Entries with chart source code
##############################

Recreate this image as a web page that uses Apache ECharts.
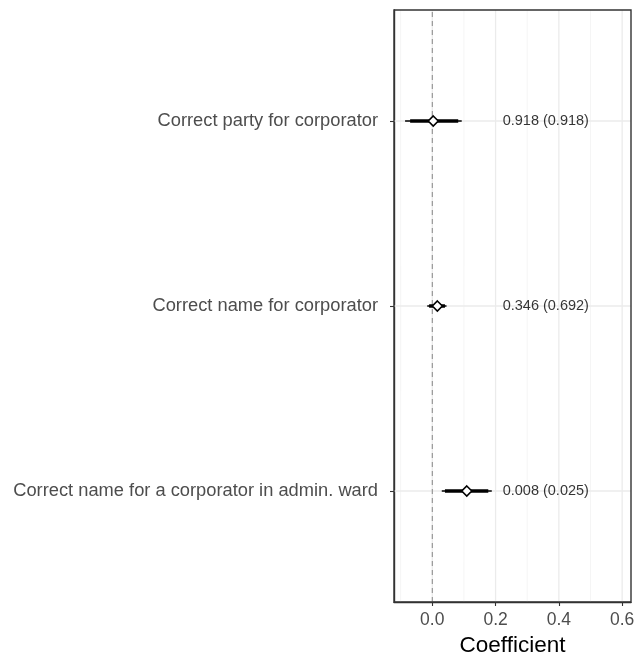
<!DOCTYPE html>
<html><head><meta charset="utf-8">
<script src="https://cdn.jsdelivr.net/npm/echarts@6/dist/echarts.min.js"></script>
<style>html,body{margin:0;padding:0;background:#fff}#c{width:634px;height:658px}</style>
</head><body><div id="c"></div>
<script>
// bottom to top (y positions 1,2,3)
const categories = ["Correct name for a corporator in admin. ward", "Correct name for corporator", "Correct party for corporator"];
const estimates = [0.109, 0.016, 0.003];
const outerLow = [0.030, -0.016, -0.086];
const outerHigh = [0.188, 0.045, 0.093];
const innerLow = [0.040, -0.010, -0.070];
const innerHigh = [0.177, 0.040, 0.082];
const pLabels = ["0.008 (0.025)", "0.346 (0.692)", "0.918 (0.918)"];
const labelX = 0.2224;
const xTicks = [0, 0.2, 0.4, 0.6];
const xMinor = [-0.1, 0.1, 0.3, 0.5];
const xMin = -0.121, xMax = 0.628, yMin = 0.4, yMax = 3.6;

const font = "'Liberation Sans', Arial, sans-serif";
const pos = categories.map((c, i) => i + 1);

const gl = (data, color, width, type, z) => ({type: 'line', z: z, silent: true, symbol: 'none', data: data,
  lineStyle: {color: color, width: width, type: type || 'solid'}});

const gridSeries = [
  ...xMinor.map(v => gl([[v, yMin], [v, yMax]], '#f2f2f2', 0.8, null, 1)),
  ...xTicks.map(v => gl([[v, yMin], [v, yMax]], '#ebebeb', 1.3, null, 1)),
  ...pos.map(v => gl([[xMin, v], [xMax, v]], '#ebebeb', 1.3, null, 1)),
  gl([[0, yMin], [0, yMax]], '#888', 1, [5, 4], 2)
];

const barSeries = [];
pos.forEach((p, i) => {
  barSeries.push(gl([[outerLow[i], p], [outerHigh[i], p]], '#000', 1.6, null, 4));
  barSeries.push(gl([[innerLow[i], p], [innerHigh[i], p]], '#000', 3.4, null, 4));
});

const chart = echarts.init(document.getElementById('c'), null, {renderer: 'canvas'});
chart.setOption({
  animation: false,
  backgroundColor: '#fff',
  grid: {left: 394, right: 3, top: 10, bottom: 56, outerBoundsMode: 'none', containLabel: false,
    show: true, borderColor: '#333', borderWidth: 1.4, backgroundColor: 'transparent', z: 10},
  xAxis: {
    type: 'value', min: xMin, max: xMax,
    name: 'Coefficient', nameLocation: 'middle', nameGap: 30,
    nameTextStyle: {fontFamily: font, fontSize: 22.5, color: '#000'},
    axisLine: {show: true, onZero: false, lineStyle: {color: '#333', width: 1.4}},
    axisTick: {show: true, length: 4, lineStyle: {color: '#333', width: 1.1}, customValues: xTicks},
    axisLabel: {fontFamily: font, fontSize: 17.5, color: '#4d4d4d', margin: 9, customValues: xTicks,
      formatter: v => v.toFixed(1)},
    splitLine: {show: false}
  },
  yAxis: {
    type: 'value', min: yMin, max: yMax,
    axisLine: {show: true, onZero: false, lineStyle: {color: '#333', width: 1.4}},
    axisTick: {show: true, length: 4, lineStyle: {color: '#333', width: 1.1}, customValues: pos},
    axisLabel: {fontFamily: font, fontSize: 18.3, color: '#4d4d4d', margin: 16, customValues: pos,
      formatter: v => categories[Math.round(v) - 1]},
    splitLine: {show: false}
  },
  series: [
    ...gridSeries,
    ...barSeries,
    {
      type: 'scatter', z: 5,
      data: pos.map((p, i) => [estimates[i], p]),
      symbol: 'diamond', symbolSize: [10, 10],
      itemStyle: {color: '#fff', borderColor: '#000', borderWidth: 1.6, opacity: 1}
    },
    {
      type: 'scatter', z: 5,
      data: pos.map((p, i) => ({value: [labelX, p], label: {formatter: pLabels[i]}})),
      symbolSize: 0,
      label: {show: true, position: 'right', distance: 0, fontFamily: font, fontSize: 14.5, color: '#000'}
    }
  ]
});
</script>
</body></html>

##############################

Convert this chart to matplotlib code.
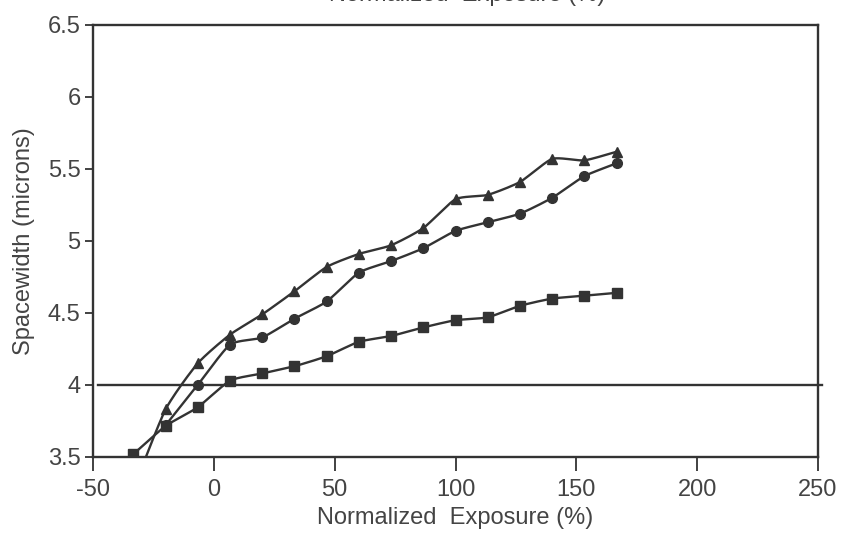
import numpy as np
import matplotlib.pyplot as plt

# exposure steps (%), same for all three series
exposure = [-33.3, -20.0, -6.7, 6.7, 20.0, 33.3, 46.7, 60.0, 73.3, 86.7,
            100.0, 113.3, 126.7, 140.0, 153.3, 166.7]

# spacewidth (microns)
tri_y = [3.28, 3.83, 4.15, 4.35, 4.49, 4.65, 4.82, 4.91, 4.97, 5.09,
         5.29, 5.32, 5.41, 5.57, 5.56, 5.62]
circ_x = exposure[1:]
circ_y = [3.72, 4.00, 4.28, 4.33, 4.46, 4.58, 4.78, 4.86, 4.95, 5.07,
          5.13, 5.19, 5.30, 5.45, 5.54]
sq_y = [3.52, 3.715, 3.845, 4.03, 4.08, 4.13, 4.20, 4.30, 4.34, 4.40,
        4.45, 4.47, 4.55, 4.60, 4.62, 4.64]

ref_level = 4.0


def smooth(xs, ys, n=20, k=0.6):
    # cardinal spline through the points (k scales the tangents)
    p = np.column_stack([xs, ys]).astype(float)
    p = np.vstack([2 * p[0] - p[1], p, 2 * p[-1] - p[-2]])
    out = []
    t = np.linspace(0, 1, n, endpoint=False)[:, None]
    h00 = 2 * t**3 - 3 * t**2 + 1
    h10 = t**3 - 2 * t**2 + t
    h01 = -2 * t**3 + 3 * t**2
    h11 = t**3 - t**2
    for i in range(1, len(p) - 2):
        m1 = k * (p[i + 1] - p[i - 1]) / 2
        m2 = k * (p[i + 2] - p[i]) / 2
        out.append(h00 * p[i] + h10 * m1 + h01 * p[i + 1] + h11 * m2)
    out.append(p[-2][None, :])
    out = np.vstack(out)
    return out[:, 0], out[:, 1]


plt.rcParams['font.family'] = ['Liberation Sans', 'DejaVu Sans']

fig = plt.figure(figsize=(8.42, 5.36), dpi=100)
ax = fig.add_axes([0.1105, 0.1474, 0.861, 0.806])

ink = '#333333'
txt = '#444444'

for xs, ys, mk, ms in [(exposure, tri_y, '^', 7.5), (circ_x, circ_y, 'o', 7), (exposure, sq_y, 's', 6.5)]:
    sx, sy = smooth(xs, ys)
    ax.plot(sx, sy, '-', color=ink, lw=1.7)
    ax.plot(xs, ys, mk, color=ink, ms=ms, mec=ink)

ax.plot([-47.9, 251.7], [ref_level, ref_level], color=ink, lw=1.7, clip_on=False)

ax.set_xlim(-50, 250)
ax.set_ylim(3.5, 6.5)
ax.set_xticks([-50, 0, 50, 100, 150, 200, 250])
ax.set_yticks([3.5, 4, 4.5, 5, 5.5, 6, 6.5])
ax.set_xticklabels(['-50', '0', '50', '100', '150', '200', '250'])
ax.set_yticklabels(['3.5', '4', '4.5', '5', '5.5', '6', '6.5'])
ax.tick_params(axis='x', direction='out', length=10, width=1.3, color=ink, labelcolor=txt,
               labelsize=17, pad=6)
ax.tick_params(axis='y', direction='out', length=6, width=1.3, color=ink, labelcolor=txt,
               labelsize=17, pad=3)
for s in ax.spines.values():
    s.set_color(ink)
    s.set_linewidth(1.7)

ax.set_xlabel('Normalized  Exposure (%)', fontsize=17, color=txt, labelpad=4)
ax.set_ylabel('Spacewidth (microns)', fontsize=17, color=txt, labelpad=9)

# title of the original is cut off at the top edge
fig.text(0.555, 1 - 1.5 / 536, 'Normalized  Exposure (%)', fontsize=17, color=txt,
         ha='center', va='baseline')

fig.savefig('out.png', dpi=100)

##############################

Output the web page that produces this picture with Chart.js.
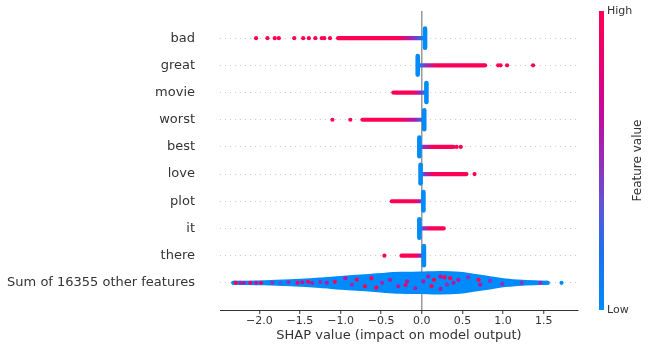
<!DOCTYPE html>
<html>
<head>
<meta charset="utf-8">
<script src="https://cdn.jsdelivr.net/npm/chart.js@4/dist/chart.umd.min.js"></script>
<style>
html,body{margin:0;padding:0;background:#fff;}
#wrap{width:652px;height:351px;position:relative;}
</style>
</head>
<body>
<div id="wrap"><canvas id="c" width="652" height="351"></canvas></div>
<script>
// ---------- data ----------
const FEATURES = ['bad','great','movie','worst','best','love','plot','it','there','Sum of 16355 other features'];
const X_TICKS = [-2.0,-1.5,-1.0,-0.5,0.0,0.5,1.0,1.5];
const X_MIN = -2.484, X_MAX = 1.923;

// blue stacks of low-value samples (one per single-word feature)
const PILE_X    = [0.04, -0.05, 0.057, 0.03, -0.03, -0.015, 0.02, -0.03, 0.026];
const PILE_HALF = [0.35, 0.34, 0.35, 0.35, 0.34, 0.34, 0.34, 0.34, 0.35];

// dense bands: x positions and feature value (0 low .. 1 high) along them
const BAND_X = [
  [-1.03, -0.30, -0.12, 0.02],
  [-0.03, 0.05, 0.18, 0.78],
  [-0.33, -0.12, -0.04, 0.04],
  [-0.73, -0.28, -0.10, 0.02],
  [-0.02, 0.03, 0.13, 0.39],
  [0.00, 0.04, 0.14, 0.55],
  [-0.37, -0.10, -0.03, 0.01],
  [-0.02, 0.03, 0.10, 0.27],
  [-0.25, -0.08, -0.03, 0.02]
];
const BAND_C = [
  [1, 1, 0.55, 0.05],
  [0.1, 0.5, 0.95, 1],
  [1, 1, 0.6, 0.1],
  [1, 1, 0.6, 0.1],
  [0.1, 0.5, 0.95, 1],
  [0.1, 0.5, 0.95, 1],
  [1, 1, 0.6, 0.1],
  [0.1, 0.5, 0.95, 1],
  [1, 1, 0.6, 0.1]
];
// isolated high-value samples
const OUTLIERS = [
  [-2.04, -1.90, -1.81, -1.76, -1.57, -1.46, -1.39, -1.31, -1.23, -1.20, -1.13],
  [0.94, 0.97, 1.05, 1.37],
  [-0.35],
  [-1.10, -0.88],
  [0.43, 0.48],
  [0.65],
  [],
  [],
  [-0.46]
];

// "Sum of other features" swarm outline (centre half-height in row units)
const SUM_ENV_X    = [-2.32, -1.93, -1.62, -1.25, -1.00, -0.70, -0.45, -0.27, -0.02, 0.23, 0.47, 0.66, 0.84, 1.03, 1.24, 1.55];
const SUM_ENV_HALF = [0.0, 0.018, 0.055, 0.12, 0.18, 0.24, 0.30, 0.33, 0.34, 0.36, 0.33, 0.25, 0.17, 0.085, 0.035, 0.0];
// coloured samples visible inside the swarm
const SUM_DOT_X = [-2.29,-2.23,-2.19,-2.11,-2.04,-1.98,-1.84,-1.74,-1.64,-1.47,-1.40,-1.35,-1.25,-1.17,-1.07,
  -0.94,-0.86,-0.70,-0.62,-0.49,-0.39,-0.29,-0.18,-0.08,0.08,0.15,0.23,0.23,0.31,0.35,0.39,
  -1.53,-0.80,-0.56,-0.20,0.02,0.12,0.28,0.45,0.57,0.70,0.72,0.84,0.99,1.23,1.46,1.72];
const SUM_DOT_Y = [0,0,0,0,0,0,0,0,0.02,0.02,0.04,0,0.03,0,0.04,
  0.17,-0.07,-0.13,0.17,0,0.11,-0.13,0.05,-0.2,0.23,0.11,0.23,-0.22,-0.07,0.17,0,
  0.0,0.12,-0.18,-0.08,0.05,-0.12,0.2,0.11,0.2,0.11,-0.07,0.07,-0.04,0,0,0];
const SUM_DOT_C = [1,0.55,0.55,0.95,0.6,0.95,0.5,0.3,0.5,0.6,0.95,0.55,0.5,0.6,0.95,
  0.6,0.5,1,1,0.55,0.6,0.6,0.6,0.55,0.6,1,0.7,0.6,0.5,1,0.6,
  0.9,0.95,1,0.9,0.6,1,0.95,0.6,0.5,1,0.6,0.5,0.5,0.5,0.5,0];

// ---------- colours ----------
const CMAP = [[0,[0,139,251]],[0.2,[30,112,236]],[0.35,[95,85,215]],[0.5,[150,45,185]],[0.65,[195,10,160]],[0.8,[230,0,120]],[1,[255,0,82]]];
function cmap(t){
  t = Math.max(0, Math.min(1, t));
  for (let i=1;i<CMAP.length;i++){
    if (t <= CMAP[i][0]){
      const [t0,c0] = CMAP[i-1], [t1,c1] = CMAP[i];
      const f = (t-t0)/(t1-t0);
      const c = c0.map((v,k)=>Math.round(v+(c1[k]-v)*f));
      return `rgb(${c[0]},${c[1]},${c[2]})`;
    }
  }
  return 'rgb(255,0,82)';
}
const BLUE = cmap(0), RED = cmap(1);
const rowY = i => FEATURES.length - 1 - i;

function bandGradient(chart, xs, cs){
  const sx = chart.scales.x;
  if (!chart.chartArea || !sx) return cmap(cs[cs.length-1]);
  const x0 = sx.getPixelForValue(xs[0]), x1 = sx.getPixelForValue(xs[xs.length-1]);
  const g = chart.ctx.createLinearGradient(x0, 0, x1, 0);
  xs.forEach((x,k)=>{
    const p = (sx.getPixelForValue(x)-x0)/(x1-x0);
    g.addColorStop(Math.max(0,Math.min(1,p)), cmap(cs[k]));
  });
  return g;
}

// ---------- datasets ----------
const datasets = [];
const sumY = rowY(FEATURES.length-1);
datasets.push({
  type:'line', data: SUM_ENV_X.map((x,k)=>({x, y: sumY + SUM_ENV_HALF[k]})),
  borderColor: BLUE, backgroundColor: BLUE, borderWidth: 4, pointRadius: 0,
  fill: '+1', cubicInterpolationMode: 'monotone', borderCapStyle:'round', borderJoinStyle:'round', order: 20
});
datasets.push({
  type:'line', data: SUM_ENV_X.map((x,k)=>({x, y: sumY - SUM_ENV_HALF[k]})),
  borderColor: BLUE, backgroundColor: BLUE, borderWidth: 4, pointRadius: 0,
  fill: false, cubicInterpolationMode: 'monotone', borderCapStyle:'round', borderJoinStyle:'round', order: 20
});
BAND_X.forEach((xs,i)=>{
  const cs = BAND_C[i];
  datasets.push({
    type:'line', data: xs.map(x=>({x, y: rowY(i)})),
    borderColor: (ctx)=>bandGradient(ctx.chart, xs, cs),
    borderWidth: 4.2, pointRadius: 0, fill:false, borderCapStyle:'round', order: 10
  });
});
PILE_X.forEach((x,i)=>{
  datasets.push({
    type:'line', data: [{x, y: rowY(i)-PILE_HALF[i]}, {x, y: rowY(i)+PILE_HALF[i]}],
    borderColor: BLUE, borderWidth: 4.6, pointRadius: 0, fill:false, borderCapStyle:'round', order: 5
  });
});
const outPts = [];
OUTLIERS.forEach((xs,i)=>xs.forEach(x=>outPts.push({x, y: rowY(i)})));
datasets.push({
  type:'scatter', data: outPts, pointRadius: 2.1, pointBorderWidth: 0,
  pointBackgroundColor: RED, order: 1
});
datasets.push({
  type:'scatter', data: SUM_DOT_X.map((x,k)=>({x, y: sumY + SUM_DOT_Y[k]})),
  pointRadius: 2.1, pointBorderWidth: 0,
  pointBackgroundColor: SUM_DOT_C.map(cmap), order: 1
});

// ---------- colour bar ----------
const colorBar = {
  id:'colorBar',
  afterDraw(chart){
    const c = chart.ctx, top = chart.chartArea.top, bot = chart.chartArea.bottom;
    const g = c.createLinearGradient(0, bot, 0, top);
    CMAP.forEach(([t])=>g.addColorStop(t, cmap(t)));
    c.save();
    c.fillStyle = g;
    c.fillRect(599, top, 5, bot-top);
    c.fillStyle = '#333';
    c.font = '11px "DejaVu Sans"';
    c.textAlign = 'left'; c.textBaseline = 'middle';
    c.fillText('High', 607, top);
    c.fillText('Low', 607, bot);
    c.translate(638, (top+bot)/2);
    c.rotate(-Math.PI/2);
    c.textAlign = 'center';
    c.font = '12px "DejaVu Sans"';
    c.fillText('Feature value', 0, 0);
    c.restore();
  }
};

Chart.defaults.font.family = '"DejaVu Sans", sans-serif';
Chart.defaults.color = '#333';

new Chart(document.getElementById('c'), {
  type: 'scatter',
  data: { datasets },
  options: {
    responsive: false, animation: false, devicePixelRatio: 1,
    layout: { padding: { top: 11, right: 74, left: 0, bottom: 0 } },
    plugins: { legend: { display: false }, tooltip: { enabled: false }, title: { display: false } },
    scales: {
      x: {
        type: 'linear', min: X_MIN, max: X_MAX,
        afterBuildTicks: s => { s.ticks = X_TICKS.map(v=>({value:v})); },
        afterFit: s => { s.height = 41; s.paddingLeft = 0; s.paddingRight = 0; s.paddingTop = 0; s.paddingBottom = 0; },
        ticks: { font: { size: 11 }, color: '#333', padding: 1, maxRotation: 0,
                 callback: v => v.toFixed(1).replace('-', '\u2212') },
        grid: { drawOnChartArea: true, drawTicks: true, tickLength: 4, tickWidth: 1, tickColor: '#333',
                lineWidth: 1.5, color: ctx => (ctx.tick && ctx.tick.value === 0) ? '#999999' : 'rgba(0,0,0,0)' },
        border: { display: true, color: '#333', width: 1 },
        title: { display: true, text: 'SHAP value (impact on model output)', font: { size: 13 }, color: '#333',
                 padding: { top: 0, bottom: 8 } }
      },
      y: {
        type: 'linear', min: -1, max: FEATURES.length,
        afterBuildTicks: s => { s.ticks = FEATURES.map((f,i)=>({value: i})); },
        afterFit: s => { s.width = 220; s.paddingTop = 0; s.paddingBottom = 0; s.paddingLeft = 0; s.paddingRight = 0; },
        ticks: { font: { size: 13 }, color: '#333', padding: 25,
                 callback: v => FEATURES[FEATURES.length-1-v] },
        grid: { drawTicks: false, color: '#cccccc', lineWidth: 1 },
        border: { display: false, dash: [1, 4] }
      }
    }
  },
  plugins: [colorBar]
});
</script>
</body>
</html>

##############################

[Stated goal] From the listing above, restate verbatim the lines running from the one with "Output the web" through the one with "const X_MIN = -2.484, X_MAX = 1.923;", inclusive, but not the pictures.

[Worked solution]
Output the web page that produces this picture with Chart.js.
<!DOCTYPE html>
<html>
<head>
<meta charset="utf-8">
<script src="https://cdn.jsdelivr.net/npm/chart.js@4/dist/chart.umd.min.js"></script>
<style>
html,body{margin:0;padding:0;background:#fff;}
#wrap{width:652px;height:351px;position:relative;}
</style>
</head>
<body>
<div id="wrap"><canvas id="c" width="652" height="351"></canvas></div>
<script>
// ---------- data ----------
const FEATURES = ['bad','great','movie','worst','best','love','plot','it','there','Sum of 16355 other features'];
const X_TICKS = [-2.0,-1.5,-1.0,-0.5,0.0,0.5,1.0,1.5];
const X_MIN = -2.484, X_MAX = 1.923;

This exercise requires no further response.